Candy Sparks said...

i currently had a run in with a bad esty seller... and gave her a neutral feedback because the package was a month or so late and the items were tiny and not worth the price i paid for them... she threatened me to change my neutral feedback to positive... her threat was that she was going to leave a negative feedback on mine... and then i told her that as a seller you should have emailed me that the package was going to arrive late... and what was the negative really about? i mean she couldn't say i never paid... she also ticked off one of my other friends with not sending the package after a month and when she asked for a refund of her money the seller shipped off her items... now she is sending it back to the seller and going through pay pal and etsy to get her money back... because thats all she wanted in the first place... blah... etsy... blah

Jamy Hillis said...

Candysparks, you should have left her a negative feedback.

I finally found the seller who I think everyone has been talking about and was dismayed to read how many people, who had ordered their products, did not get their items in time for Christmas as promised. Not cool.
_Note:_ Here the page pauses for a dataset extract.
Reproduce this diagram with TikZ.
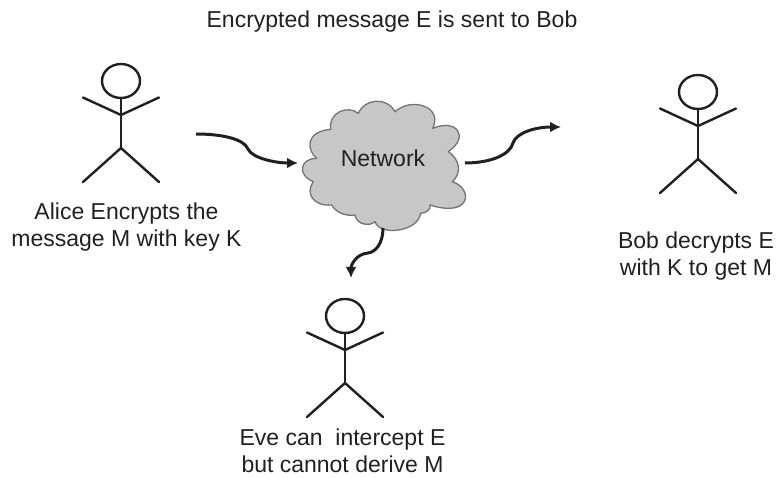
\documentclass[tikz,border=0pt]{standalone}
\usepackage{fontspec}
\setmainfont{Liberation Sans}
\usetikzlibrary{arrows.meta,shapes.geometric}
\definecolor{ink}{HTML}{231F20}
\tikzset{
  stick/.style={draw=ink,line width=2.4pt,line cap=round},
  headshape/.style={ellipse,draw=ink,line width=2.4pt,minimum width=38pt,minimum height=34pt,inner sep=0pt},
  flow/.style={draw=ink,line width=3pt,-{Latex[length=11pt,width=11pt]}},
  lab/.style={font=\fontsize{23}{27}\selectfont,text=ink,align=center,inner sep=0pt,anchor=base},
  cloudshape/.style={draw=black!55,fill=black!22,line width=1.3pt,line join=round}
}
\newcommand{\stickman}[3]{%
  \node[headshape] (#1head) at (#2,#3) {};
  \coordinate (#1hip) at (#2,#3+67);
  \coordinate (#1sh) at (#2,#3+34);
  \coordinate (#1la) at (#2-38,#3+16.5);
  \coordinate (#1ra) at (#2+38,#3+16.5);
  \coordinate (#1ll) at (#2-38,#3+101);
  \coordinate (#1rl) at (#2+38,#3+101);
  \draw[stick] (#1head.south) -- (#1hip);
  \draw[stick] (#1la) -- (#1sh) -- (#1ra);
  \draw[stick] (#1ll) -- (#1hip) -- (#1rl);
}
\begin{document}
\begin{tikzpicture}[x=1pt,y=-1pt]
\useasboundingbox (0,0) rectangle (777,478);
\begin{scope}[xshift=290pt,yshift=-50pt,x=0.3333pt,y=-0.3333pt]
\draw[cloudshape] (80,325)
  .. controls (50,300) and (45,245) .. (122,238)
  .. controls (115,185) and (175,165) .. (205,190)
  .. controls (225,145) and (290,140) .. (315,185)
  .. controls (365,140) and (460,170) .. (428,235)
  .. controls (500,205) and (540,260) .. (475,305)
  .. controls (505,325) and (520,365) .. (487,395)
  .. controls (550,415) and (545,505) .. (420,465)
  .. controls (425,475) and (410,490) .. (392,490)
  .. controls (385,545) and (270,560) .. (255,515)
  .. controls (240,530) and (200,525) .. (195,495)
  .. controls (165,500) and (135,485) .. (125,465)
  .. controls (70,470) and (45,430) .. (70,395)
  .. controls (20,375) and (30,325) .. (80,325) -- cycle;
\end{scope}
\node[lab] (net) at (383,167) {Network};
\stickman{alice}{121}{81}
\stickman{bob}{698}{92}
\stickman{eve}{345}{316}
\coordinate (a0) at (196,134);
\coordinate (a1) at (248,149);
\coordinate (a2) at (298,163);
\draw[flow] (a0) .. controls (222,134) and (244,139) .. (a1) .. controls (252,158) and (275,163) .. (a2);
\coordinate (b0) at (465,163);
\coordinate (b1) at (513,143);
\coordinate (b2) at (561,127);
\draw[flow] (b0) .. controls (490,163) and (510,155) .. (b1) .. controls (516,133) and (535,127) .. (b2);
\coordinate (c0) at (383,228);
\coordinate (c1) at (368,253);
\coordinate (c2) at (351,278);
\draw[flow] (c0) .. controls (383,243) and (376,252) .. (c1) .. controls (356,254) and (351,265) .. (c2);
\node[lab] (top) at (392,28) {Encrypted message E is sent to Bob};
\node[lab] (alicet) at (126.5,247) {Alice Encrypts the\\message M with key K};
\node[lab] (bobt) at (696,276) {Bob decrypts E\\with K to get M};
\node[lab] (evet) at (342.5,472) {Eve can~ intercept E\\but cannot derive M};
\end{tikzpicture}
\end{document}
Worse still was the number of neutral and positive feedbacks from people who had gotten their items too late to give as gifts and dealt with really crappy or completely absent communication from these people. These should ALL have been negative feedbacks, not positives or neutrals.

Sadly, fear of vindictive responses for honest feedback is a huge issue at Etsy. It would not be that way if Etsy's customer service was more in line with what it should be. Nobody should have to fear reprisals for giving an honest rating of their experience.

I think that until Etsy does something about abusive feedback, to at least control it with some degree of efficiency, they should temporarily disable it.

OldEnough said...

That's why I stick to people I have known for years on Etsy. The new shops don't have a clue. Few of them bother to read the TOUs that they agree to and are not yet professional or experienced enough to know what they are doing.

It's business, no matter if you make money or not or work much or not. When you offer an item to a customer, you are in business and better conduct yourself that way or your reputation will kill you-- as it should.

RRobin said...

Quoting Jamy Hillis:
"Candysparks, you should have left her a negative feedback...."


Sadly, I must disagree.

Allow me to explain:

The feedback system is seriously flawed in that the victim who leaves honest negative feedback can be further victimized by a bad buyer or seller who leaves retaliatory feedback. And there is no objective recourse for having it removed.

To ask people to leave negative feedback, however well-deserved, under the current system is to ask them to put their own reputations seriously at risk.

I am not sure how to fix the feedback system on Etsy, but I can recognize a broken or dysfunctional system when I see one.

RRobin said...

And after all this, last night that same featured seller who can't keep up with her orders and has all that negative feedback was back on the FP again!!!

This time it was under her new shop name, but even so...

Does anyone in Etsy admin have even half a brain?